春暖百花开
仿佛毫不经意,毫无准备,家里、野外、上班的路上,花都开了。
节前,天气暖暖。家里的天台上,老朋友送的盘桃开花了。花不多,只有寥寥三五朵,都涨着粉红的小脸,掩藏在一大片绿植中,成了诗人笔下的“绿肥红瘦”。
老朋友是个爱花人,家里、果园种了很多花。近几年她还爱上了摄影。业余时间,常背着相机拿着手机往外跑。乡间的野草,野外的牛,公园里的花,都成为她镜头中的主角。一拍到好照片,她常分享到朋友圈。我负责编排某份内刊的文艺版,看她有些照片挺适合版面配图,就问她能不能发几张过来,她马上连夜挑了几十张传给我。还一再叮嘱,能用就用,不能用就不要用,影响了你编的版面可不好。我内心一暖,仿如这天气。
春节期间,天气依然暖暖。朋友邀我到新洲镇某个生态园去看花海,我之前已看了一次,第二次再看,料想会有点麻木。但这一次花海里有孩子,他们在园里奔跑,欢呼,拍照,有的还在画夹上涂鸦。一片忙碌,一片热闹。我的目光在他们身上穿梭,那片单调的花海渐渐在我心里变得五彩缤纷。身边的物能改变我们的心,我们的心也能改变身边的物。

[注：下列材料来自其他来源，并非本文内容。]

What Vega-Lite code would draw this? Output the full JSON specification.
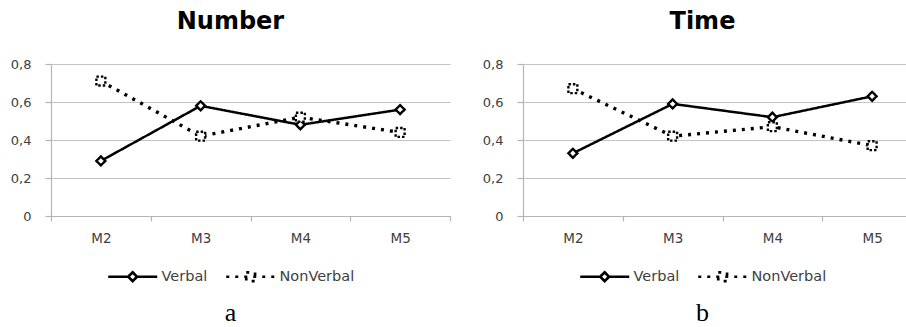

傍晚去散步,路旁的紫荆也开花了。好像早几天还是满树翠绿,稍不注意,花就开了。我先是被它的清香吸引,一抬头,每朵花都向外延伸着,像要与你探讨些什么。紫荆花有五片花瓣,花瓣上涂了淡淡的紫,越往下紫得越浓。若论色彩,紫色最难着笔,那是公认的高贵,稍有不慎就会走向偏颇。而这花,近看风姿绰约,远看一树朦胧,一抹淡雅。浓与淡,远与近,都别有韵味,耐人咀嚼。我想起我的一位师姐,她是一名小学语文老师,教学很有一套。每年都当毕业班的班主任,每年她教的班校风和成绩都是最好的。她最喜欢穿紫色的衣服,尤其是紫色的裙子。往往一袭紫裙出现在讲台前,一口流利的普通话说出来,下面的学生已全然被她迷住。这样的装束,这样的氛围,对于培养好动的小学生的专注度,算不算一种潜移默化的影响?
上班经过民政局,又闻到一阵花香。有人在门口卖花。红的玫瑰,粉的百合,都扎成一大束,硬是把日子点缀得喜庆无比。我才想起,当天是2月14日,西方的情人节。还没到上班时间,无数对新人已在门口排起了长长的队,他们都想趁着这个美好的节日登记结婚。卖花的人也很懂“行情”,把花卖到了民政局门口。捧着男友送的花,女孩脸上都挂着如花的笑,藏都藏不住。爱情也如花,绽放在相爱的恋人间,一季又一季。
终于来到了上班的地方,办公室对面的木棉花已偷偷开了。火红火红的,每一朵都有碗口大小,很厚重很端庄的样。有人称木棉为“英雄树”,不知是否与它的花型有关。同事把它火红的身姿发到了朋友圈,引来点赞一片。春天的花,不仅开在家里,开在大自然,也开在了我们的朋友圈。
听说不远处的金鸡岭公园种有黄花风铃木,趁着周末空闲,赶着去看。一树都像风铃的花,金黄的花,没有一片叶子的花,开得同样娇艳、迷人,名副其实的先花后叶。我原先以为,植物届的黄色美的主角应是菊花、银杏树,属于秋天。但现在,春天的黄花风铃木以它的灿烂告诉我,什么是闭塞和见识贫乏。
话说回来,这倒不是我第一次见到这黄花风铃木。去年的“三八”妇女节,我在新洲镇的一条小村里也看到这花。当天,我是和一位年逾古稀的老师去的,老师还带着他爱人。看到这花,他非常高兴,拉起他爱人的手,说要在树底下合影留念。我荣幸地当了这个摄影师。回来后,把照片发给老师,他一直不停地对我说,这是他看到的最好的照片,也是最美的照片。
为什么照片最好最美?我猜,因为都已白发苍苍,而最爱的人还在身边。